Friday, July 8, 2016

Jamul - 1970 - Jamul


01. Tobacco Road 3:44
02. Long Tall Sally 2:58
03. Sunrise Over Jamul 3:01
04. Movin' To The Country 4:04
05. Hold The Line (For Baby Huey) 2:24
06. Jumpin' Jack Flash 4:51
07. All You Have Left Is Me 2:45
08. Nickel Thimble 2:47
09. I Can't Complain 3:47
10. Ramblin' Man 4:22
11. Valley Thunder 3:54

Ron Armstrong - drums, vocals
John Fergus - bass, vocals
Steve Williams - harp, vocals
Bob Desnoyers - guitar, vocals

The album, though being issued on the small Lizard label, may be not so obscure, but the band surely is. Named after a small town somewhere out in the back country near San Diego, there is almost no information available on this outfit. They are: Steve Williams, Bob Desnoyers, Ron Armstrong and John Fergus. Their music is mostly heavy blues rock with extremely powerful vocals. Best songs are "Tobacco Road" with a strong guitar solo and thundering blues harp, "Ramblin Man" (not the Allman Brothers' song) and the apocalyptic "Valley Thunder". Their cover of the Rolling Stones' "Jumpin' Jack Flash' is a bit lame, although it has a good progressive Guitar solo. There are 2 or 3 other songs, that seem to be mere fillers. But still - this is better than some of the 100-dollar-records you see for sale. - Originally came with a set of stamps depicting the musicians. seifke
Killer late '60s US heavy hippy rock album issued in 1970 with a down-and-wasted vibe. Great guitar throughout with a superb version of "Tobacco Road", plus loads of originals. The band were involved with Steppenwolf's management and the sound is similar to the early years of that band as well as other heavy acid rock bands such as Yesterday's Children and Frantic. Great album and worth checking out.

So rather than speculating about the band's roots, I stumbled across drummer Ron Armstrong's website which included some material on Jamul.  Here's what he had to say about the group:

"In 1970 I joined a new powerful roots rock band, Jamul, on drums and singing, which was led by San Diego based guitarist/lead singer, Bob Desnoyers. Bob inspired me into writing songs for which I’ll always be grateful. (Bob has since passed away) Sunrise Over Jamul and Movin’ To The Country got some airplay, but Bob’s killer version of John Loudermilk’s Tobacco Road got the most.
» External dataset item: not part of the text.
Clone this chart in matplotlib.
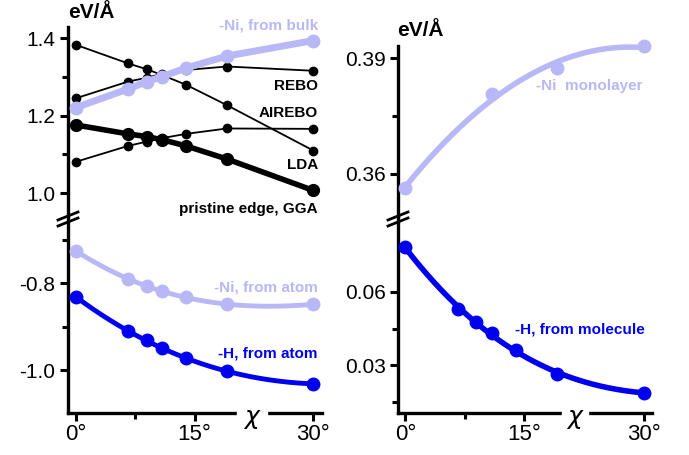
import numpy as np
import matplotlib.pyplot as plt
from matplotlib.lines import Line2D
from matplotlib.patches import Rectangle

plt.rcParams['font.family'] = ['Liberation Sans', 'DejaVu Sans']

# chiral angle of the edge, degrees
chi = [0, 6.59, 8.95, 10.89, 13.9, 19.1, 30]

# upper left: edge energies, eV/A
rebo = [1.245, 1.288, 1.298, 1.308, 1.318, 1.327, 1.316]
lda = [1.383, 1.335, 1.320, 1.305, 1.280, 1.227, 1.110]
airebo = [1.081, 1.122, 1.133, 1.142, 1.153, 1.167, 1.166]
gga = [1.176, 1.153, 1.146, 1.138, 1.122, 1.088, 1.007]
ni_bulk = [1.221, 1.269, 1.288, 1.301, 1.323, 1.354, 1.394]

# lower left
ni_atom = [-0.725, -0.790, -0.806, -0.818, -0.832, -0.848, -0.848]
h_atom = [-0.831, -0.910, -0.931, -0.949, -0.972, -1.002, -1.031]

# right panel
chi_mono = [0, 10.89, 19.1, 30]
ni_mono = [0.3563, 0.3807, 0.3876, 0.3932]
h_mol = [0.0782, 0.0528, 0.0477, 0.0430, 0.0361, 0.0266, 0.0188]

lav = '#b8b8f6'
blue = '#0000f0'

W, H = 689, 455
fig = plt.figure(figsize=(W / 100, H / 100), dpi=100)


def box(x0, y0, x1, y1):
    return [x0 / W, 1 - y1 / H, (x1 - x0) / W, (y1 - y0) / H]


def fig_xy(x, y):
    return x / W, 1 - y / H


axTL = fig.add_axes(box(68, 27, 322, 216))
axBL = fig.add_axes(box(68, 216, 322, 413))
axTR = fig.add_axes(box(398, 46, 652, 216))
axBR = fig.add_axes(box(398, 216, 652, 413))

for ax in (axTL, axBL, axTR, axBR):
    ax.spines['right'].set_visible(False)
    ax.spines['top'].set_visible(False)
    for s in ax.spines.values():
        s.set_linewidth(2.4)
    ax.tick_params(width=2.2, length=6, direction='out', labelsize=15, pad=3)
    ax.tick_params(which='minor', width=2.2, length=4, direction='out')
    ax.set_facecolor('none')

for ax in (axTL, axTR):
    ax.spines['bottom'].set_visible(False)
    ax.tick_params(axis='x', which='both', bottom=False, labelbottom=False)

axTL.set_xlim(-1.0, 31.1)
axBL.set_xlim(-1.0, 31.1)
axTR.set_xlim(-0.93, 31.06)
axBR.set_xlim(-0.93, 31.06)

axTL.set_ylim(0.941, 1.429)
axBL.set_ylim(-1.098, -0.645)
axTR.set_ylim(0.3491, 0.3932)
axBR.set_ylim(0.0105, 0.091)

axTL.set_yticks([1.0, 1.2, 1.4], ['1.0', '1.2', '1.4'])
axTL.set_yticks([1.1, 1.3], minor=True)
axBL.set_yticks([-1.0, -0.8], ['-1.0', '-0.8'])
axBL.set_yticks([-0.9, -0.7], minor=True)
axTR.set_yticks([0.36, 0.39], ['0.36', '0.39'])
axTR.set_yticks([0.375], minor=True)
axBR.set_yticks([0.03, 0.06], ['0.03', '0.06'])
axBR.set_yticks([0.015, 0.045], minor=True)

for ax in (axBL, axBR):
    ax.set_xticks([0, 15, 30], ['0°', '15°', '30°'])
    ax.set_xticks([7.5], minor=True)
    ax.tick_params(axis='x', labelsize=16, pad=2)

# upper left curves
for vals in (rebo, lda, airebo):
    axTL.plot(chi, vals, color='black', lw=1.3, marker='o', ms=6, clip_on=False, zorder=3)
axTL.plot(chi, gga, color='black', lw=4, marker='o', ms=8.5, clip_on=False, zorder=3)
axTL.plot(chi, ni_bulk, color=lav, lw=5, marker='o', ms=9, clip_on=False, zorder=4)

xs = np.linspace(0, 30, 200)


def fit_line(ax, x, y, deg, color, lw, ms):
    p = np.polyfit(x, y, deg)
    ax.plot(xs, np.polyval(p, xs), color=color, lw=lw, clip_on=False, zorder=3)
    ax.plot(x, y, 'o', color=color, ms=ms, clip_on=False, zorder=4)


fit_line(axBL, chi, ni_atom, 3, lav, 3.5, 9)
fit_line(axBL, chi, h_atom, 3, blue, 3.5, 9)
fit_line(axTR, chi_mono, ni_mono, 2, lav, 4, 9)
fit_line(axBR, chi, h_mol, 3, blue, 4, 9)

# labels
lab = dict(fontsize=11, fontweight='bold', ha='right', va='center')
fig.text(*fig_xy(318, 26), '-Ni, from bulk', color=lav, **lab)
fig.text(*fig_xy(318, 86), 'REBO', color='black', **lab)
fig.text(*fig_xy(318, 113), 'AIREBO', color='black', **lab)
fig.text(*fig_xy(318, 165), 'LDA', color='black', **lab)
fig.text(*fig_xy(318, 209), 'pristine edge, GGA', color='black', **lab)
fig.text(*fig_xy(318, 287), '-Ni, from atom', color=lav, **lab)
fig.text(*fig_xy(318, 353), '-H, from atom', color=blue, **lab)
fig.text(*fig_xy(643, 86), '-Ni  monolayer', color=lav, **lab)
fig.text(*fig_xy(645, 329), '-H, from molecule', color=blue, **lab)

fig.text(*fig_xy(91, 12), 'eV/Å', fontsize=15, fontweight='bold', ha='center', va='center')
fig.text(*fig_xy(420, 31), 'eV/Å', fontsize=15, fontweight='bold', ha='center', va='center')

# gaps in the x axis for the chi symbol
for x0, x1, xc in ((237, 267, 252), (562, 588, 575)):
    fig.add_artist(Rectangle(fig_xy(x0, 422), (x1 - x0) / W, 12 / H,
                             transform=fig.transFigure, color='white', zorder=5))
    fig.text(*fig_xy(xc, 419), r'$\chi$', fontsize=18,
             ha='center', va='center', zorder=6)

# axis break marks
for sx in (68, 398):
    for dy in (0, 6):
        x0, y0 = fig_xy(sx - 10, 220 + dy)
        x1, y1 = fig_xy(sx + 10, 212 + dy)
        fig.add_artist(Line2D([x0, x1], [y0, y1], color='black', lw=2, zorder=6))

fig.savefig('out.png', dpi=100)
On bass we had John Fergus, playing a punchy groove style that was easy to lock into.  John also wrote a song I loved, Nickel Thimble.  Later we were fortunate to add a great harmonica player/singer Steve Williams, making our trio now a solid 4-piece unit. We did very well packing the clubs and ended up making an album produced by Richard Podolor with Gabriel Mekler as executive producer. (Same team who produced Steppenwolf & 3 Dog Night) Jamul, title of band and album, was named after a small town East of San Diego. It got national attention reaching # 93 nationally, as listed in Billboard magazine.

I was fortunate to have included 4 songs I wrote for the album.  One of them, Sunrise Over Jamul, was named “newcomer pick of the week” in Cashbox magazine.  Another song included was a funky cover of Little Richard’s; Long Tall Sally. After Richard heard us playing it at the Whisky A Go Go in Hollywood, CA., he asked for us to back him performing his first music video in Washington DC. This became part of Barry Richards TV Production, DVD now available. Besides Little Richard, backed by Jamul, it featured many top acts like Alice Cooper, Bob Seger System, Humble Pie, Fats Domino, Muddy Waters, The Byrds, etc."

Having played around the San Diego club scene (National City's Club Pleasure), the band apparently caught a break when Gary Puckett (of The Union Gap), caught one of their shows.  The resulting attention led to a contract with Gabriel Mekler's Ampex-affiliated Lizard label.   Produced by Richard Podolor (Melker serving as executive producer), 1970's "Jamul" offered up a mixture of then-popular covers and band originals.   Powered by Steve Williams' powerful, growl of a voice, the band offered up a raw, rough, and occasionally ragged mix of bar band and blues-rock that's always reminded me at least a little bit of Steppenwolf (who were frequently produced by Podolor and Mekler).  That comparison certainly seems apt on tracks like the leadoff single 'Sunrise Over Jamul', 'All You Have Left Is Me' and 'Valley Thunder'.  Was it the most original album you've ever come across ?  Certainly not and according to some of the folks who heard the band live, they studio set comes off flat compared to their live repertoire.  Still, the set has more than a couple of impressive moments including the lysergic-tinged 'Nickel Thimble' and two blues-rockers 'Ramblin' Ma' and 'Valley Thunder'.